Roberts: I like having a customer lock, because it’s so competitive in every single category. As an example, we funded a robotic harvester that does strawberries. It’s called Tortuga. Initially, it’s going down the aisles in a greenhouse and picking strawberries, and that’s very hard to do. But you can imagine, once you’re in there and you have a service business model, where you’re doing the harvest business for them–again, you’re not doing 100 percent of it initially. You’re doing five percent of it. But now you can start to bring in the intelligence and the analytics and all the things AI has to offer. Now you have more of a customer lock, so that when someone else comes and says, “I have a better strawberry picker,” you have a path forward with that customer. You may substitute a piece of the hardware. Maybe there’s a better arm that picks. What I like is just that ability to upgrade constantly and delight the customer over many years.
Audience: We have a hardware startup. We do an ECG, fully autonomously, from one wrist, and we’re using that to read heart rate variability. While we have one hardware with our sensors, there’s a lot of potential for different applications to be built around that.
Lindenbaum: If you want to dig in — if you come to us you might say, “Well, what should I do?” We don’t know. You tell us.
Edelhart: Also, the ability to capture heart rate variability is a description of a product attribute. A company that starts with the understanding of the behavior of heartbeat in certain situations has huge impact on certain kinds of organizations. Those organizations have certain kinds of problems that can be approached in this way. That’s a company.
Lindenbaum: The first thing you have to think about is, pick one. Who pays for it? Is it a private pay? Is it an insurance pay? Then you have to think about, do you have a regulatory permit? Once you solve all those pieces you can come back to us and say, this is what I’m going to do. This is who pays for it. This is my regulatory permit. The minute you talk about something involving a human body, flags go up all over the place. Get those solved, because in 10 seconds, three sentences, you can answer the first questions anybody was going to ask.

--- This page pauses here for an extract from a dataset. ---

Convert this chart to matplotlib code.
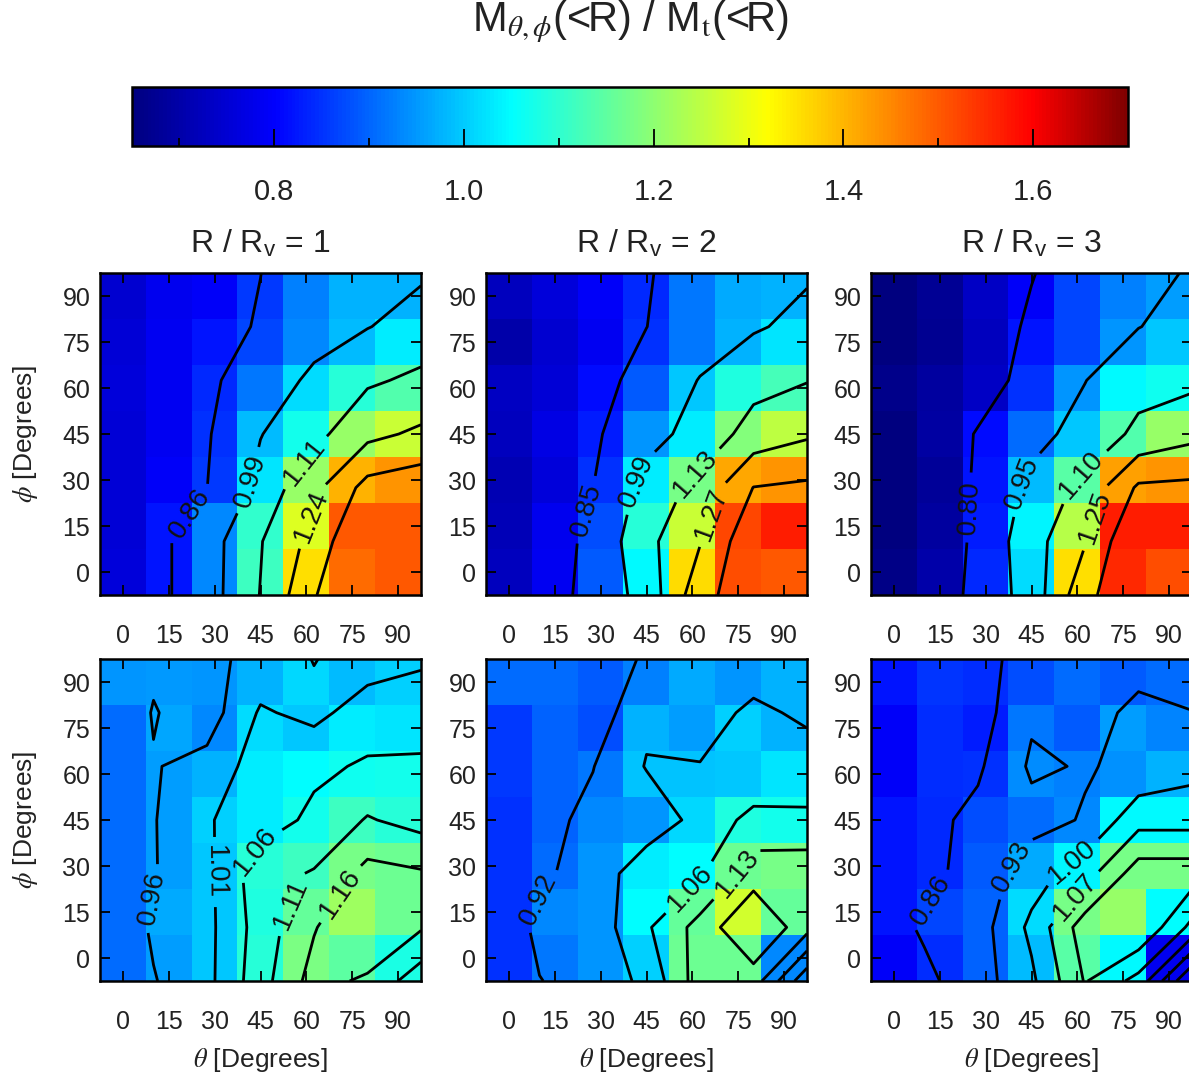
import numpy as np
import matplotlib.pyplot as plt
from matplotlib.colors import LinearSegmentedColormap, Normalize
from matplotlib.cm import ScalarMappable

plt.rcParams['font.family'] = ['Liberation Sans', 'DejaVu Sans']
plt.rcParams['mathtext.fontset'] = 'stix'

# Data: rows are phi = 0..90 (bottom to top), columns theta = 0..90
angles = [0, 15, 30, 45, 60, 75, 90]

top_r1 = [[0.759, 0.820, 0.937, 1.114, 1.353, 1.479, 1.501],
          [0.753, 0.820, 0.937, 1.103, 1.283, 1.501, 1.501],
          [0.753, 0.794, 0.859, 1.025, 1.209, 1.402, 1.435],
          [0.753, 0.788, 0.849, 0.986, 1.071, 1.209, 1.262],
          [0.759, 0.788, 0.839, 0.918, 1.016, 1.092, 1.135],
          [0.753, 0.788, 0.820, 0.869, 0.937, 0.986, 1.035],
          [0.747, 0.782, 0.794, 0.859, 0.927, 0.976, 0.976]]

top_r2 = [[0.724, 0.788, 0.888, 1.045, 1.358, 1.513, 1.501],
          [0.718, 0.782, 0.878, 1.092, 1.262, 1.523, 1.567],
          [0.712, 0.759, 0.849, 1.035, 1.177, 1.413, 1.435],
          [0.724, 0.771, 0.829, 0.947, 1.035, 1.188, 1.251],
          [0.729, 0.753, 0.810, 0.888, 0.996, 1.082, 1.124],
          [0.700, 0.747, 0.788, 0.849, 0.918, 0.976, 1.025],
          [0.724, 0.759, 0.794, 0.839, 0.918, 0.967, 0.976]]

top_r3 = [[0.659, 0.700, 0.839, 1.016, 1.353, 1.556, 1.513],
          [0.653, 0.688, 0.829, 1.040, 1.241, 1.567, 1.567],
          [0.653, 0.682, 0.820, 0.986, 1.145, 1.424, 1.435],
          [0.650, 0.694, 0.810, 0.908, 0.996, 1.135, 1.209],
          [0.665, 0.688, 0.735, 0.849, 0.947, 1.045, 1.066],
          [0.650, 0.671, 0.724, 0.820, 0.869, 0.947, 0.996],
          [0.650, 0.676, 0.735, 0.794, 0.869, 0.927, 0.957]]

bot_r1 = [[0.908, 0.957, 0.996, 1.090, 1.180, 1.150, 1.080],
          [0.908, 0.967, 0.996, 1.082, 1.156, 1.219, 1.165],
          [0.908, 0.957, 0.996, 1.092, 1.114, 1.177, 1.166],
          [0.908, 0.957, 1.006, 1.035, 1.071, 1.114, 1.092],
          [0.908, 0.957, 0.976, 1.035, 1.050, 1.066, 1.071],
          [0.908, 0.963, 0.935, 1.016, 0.996, 1.035, 1.025],
          [0.947, 0.950, 0.947, 0.976, 1.012, 0.986, 1.006]]

bot_r2 = [[0.849, 0.918, 0.947, 1.006, 1.166, 1.166, 0.937],
          [0.849, 0.937, 0.947, 1.050, 1.156, 1.272, 1.156],
          [0.849, 0.908, 0.947, 1.035, 1.050, 1.166, 1.177],
          [0.849, 0.898, 0.937, 0.947, 1.012, 1.082, 1.071],
          [0.859, 0.898, 0.918, 0.994, 0.993, 0.996, 1.025],
          [0.859, 0.898, 0.878, 0.976, 0.957, 1.006, 0.976],
          [0.908, 0.908, 0.888, 0.927, 0.967, 0.947, 0.976]]

bot_r3 = [[0.794, 0.845, 0.898, 0.986, 1.145, 1.045, 0.785],
          [0.820, 0.869, 0.898, 1.016, 1.177, 1.209, 1.050],
          [0.820, 0.839, 0.888, 0.967, 1.040, 1.177, 1.177],
          [0.820, 0.839, 0.878, 0.908, 0.935, 1.045, 1.045],
          [0.794, 0.845, 0.850, 0.940, 0.925, 0.945, 0.976],
          [0.794, 0.845, 0.829, 0.920, 0.888, 0.957, 0.931],
          [0.820, 0.852, 0.845, 0.878, 0.908, 0.888, 0.908]]

panels = [top_r1, top_r2, top_r3, bot_r1, bot_r2, bot_r3]

levels = [[0.86, 0.99, 1.11, 1.24, 1.36],
          [0.85, 0.99, 1.13, 1.27, 1.41],
          [0.80, 0.95, 1.10, 1.25, 1.40],
          [0.96, 1.01, 1.06, 1.11, 1.16],
          [0.92, 0.99, 1.06, 1.13, 1.20],
          [0.86, 0.93, 1.00, 1.07, 1.14]]

# labelled levels and rough label spots (theta, phi)
label_spots = [{0.86: (19, 21), 0.99: (36, 31), 1.11: (58, 37), 1.24: (60, 19)},
               {0.85: (23, 21), 0.99: (41, 30), 1.13: (61, 32), 1.27: (66, 19)},
               {0.80: (25, 21), 0.95: (42, 29), 1.10: (61, 32), 1.25: (65, 18)},
               {0.96: (6, 20), 1.01: (26, 28), 1.06: (43, 35), 1.11: (47, 21), 1.16: (68, 23)},
               {0.92: (10, 19), 1.06: (58, 24), 1.13: (74, 28)},
               {0.86: (12, 19), 0.93: (38, 30), 1.00: (58, 32), 1.07: (58, 21)}]

radii = [1, 2, 3]
cbar_ticks = [0.8, 1.0, 1.2, 1.4, 1.6]
cbar_minor = [0.7, 0.9, 1.1, 1.3, 1.5]
vmin, vmax = 0.65, 1.70

# jet-like colour table matched to the colour bar
cmap = LinearSegmentedColormap.from_list('jetlike', [
    (0.0, (0, 0, 0.5)),
    ((0.80 - vmin) / (vmax - vmin), (0, 0, 1)),
    ((1.05 - vmin) / (vmax - vmin), (0, 1, 1)),
    ((1.32 - vmin) / (vmax - vmin), (1, 1, 0)),
    ((1.60 - vmin) / (vmax - vmin), (1, 0, 0)),
    (1.0, (0.5, 0, 0))])
norm = Normalize(vmin=vmin, vmax=vmax)

W, H = 1189, 1078
fig = plt.figure(figsize=(W / 100, H / 100), dpi=100)

lefts = [100, 486, 871]
tops = [273, 659]
aw, ah = 321, 322
grid = np.linspace(-7.5, 97.5, 7)

for i, data in enumerate(panels):
    r, c = divmod(i, 3)
    ax = fig.add_axes([lefts[c] / W, 1 - (tops[r] + ah) / H, aw / W, ah / H])
    z = np.array(data)
    ax.imshow(z, origin='lower', extent=(-7.5, 97.5, -7.5, 97.5), cmap=cmap, norm=norm,
              interpolation='nearest', aspect='auto')
    # one contour set per level so each label lands on its own line
    for lev in levels[i]:
        cs = ax.contour(grid, grid, z, levels=[lev], colors='k', linewidths=2)
        if lev in label_spots[i]:
            ax.clabel(cs, manual=[label_spots[i][lev]], fmt='%.2f', fontsize=20,
                      inline=True, inline_spacing=8, colors='#111111')
    ax.set_xlim(-7.5, 97.5)
    ax.set_ylim(-7.5, 97.5)
    ax.set_xticks(angles)
    ax.set_yticks(angles)
    ax.tick_params(direction='in', length=7, width=1.3, top=True, right=True,
                   labelsize=18, colors='k', labelcolor='#222222')
    ax.tick_params(axis='x', pad=21)
    ax.tick_params(axis='y', pad=7)
    for s in ax.spines.values():
        s.set_linewidth(1.8)
    if r == 0:
        ax.text(0.5, 1 + 29 / ah, r'R / R$_\mathregular{v}$ = %d' % radii[c], transform=ax.transAxes,
                ha='center', va='center', fontsize=23, color='#222222')
    if c == 0:
        fig.text(25 / W, 1 - (tops[r] + ah / 2) / H, r'$\phi$ [Degrees]', rotation=90,
                 ha='center', va='center', fontsize=19, color='#222222')
    if r == 1:
        fig.text((lefts[c] + aw / 2) / W, 1 - 1060 / H, r'$\theta$ [Degrees]',
                 ha='center', va='center', fontsize=19, color='#222222')

# colour bar
cax = fig.add_axes([132 / W, 1 - 146 / H, 996 / W, 59 / H])
cb = fig.colorbar(ScalarMappable(norm=norm, cmap=cmap), cax=cax, orientation='horizontal')
cb.set_ticks(cbar_ticks)
cb.set_ticklabels(['%.1f' % t for t in cbar_ticks])
cax.set_xticks(cbar_minor, minor=True)
cax.tick_params(which='major', direction='in', length=12, width=1.3, labelsize=21,
                pad=23, labelcolor='#222222')
cax.tick_params(which='minor', direction='in', length=6, width=1.3)
cb.outline.set_linewidth(1.8)

fig.text(630 / W, 1 - 22 / H, r'M$_{\theta,\phi}$(<R) / M$_{\rm t}$(<R)', ha='center', va='center',
         fontsize=30, color='#222222')

fig.savefig('out.png', dpi=100)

Audience: I wanted to ask about partnerships with other people interested in building around our technology. I’ve heard about mixed results from VCs based on who it is that we’re looking to partner with and what they do. What would you recommend for an investment pitch to present that, if we haven’t secured a partnership yet?
Lindenbaum: Don’t. If you don’t have it inked, don’t tell us.
Edelhart: I would say that startups partnering with startups is multiplying fractures. It’s getting smaller, not getting bigger. Neither side is big enough to help the other and it’s a pure distraction from both sides. If you want to partner up, fine, but to me, that’s a customer. Find customers who are bigger than you and have their large amounts of money flow to you so you can start getting bigger. Don’t distract yourself with partnerships in that sense. I don’t know the particulars, but it tends not to work. Neither side has enough resources. Both sides are changing. It’s like when teenagers date. It’s not going to last.
VentureBeat: I caught the season opener of Westworld, and my last request is, please don’t fund any of that stuff. We don’t need robots who are just like us. We don’t want to go there.
Edelhart: I heard that thing about the plastic-eating microbe, and it sounded so much like the beginning of a 1950s horror movie to me. “Then it started eating things that weren’t plastic!”
Roberts: It’s actually a really exciting field for our children and the next generation. The ethics around AI are quite complex. That’s going to open up all kinds of new fields as we get into human interaction. What I’ve been talking about, at least, is very contained. It’s transactional. It’s replacing an unpleasant job with a robot, but it’s not social robotics, interacting with people. That’s going to be fascinating.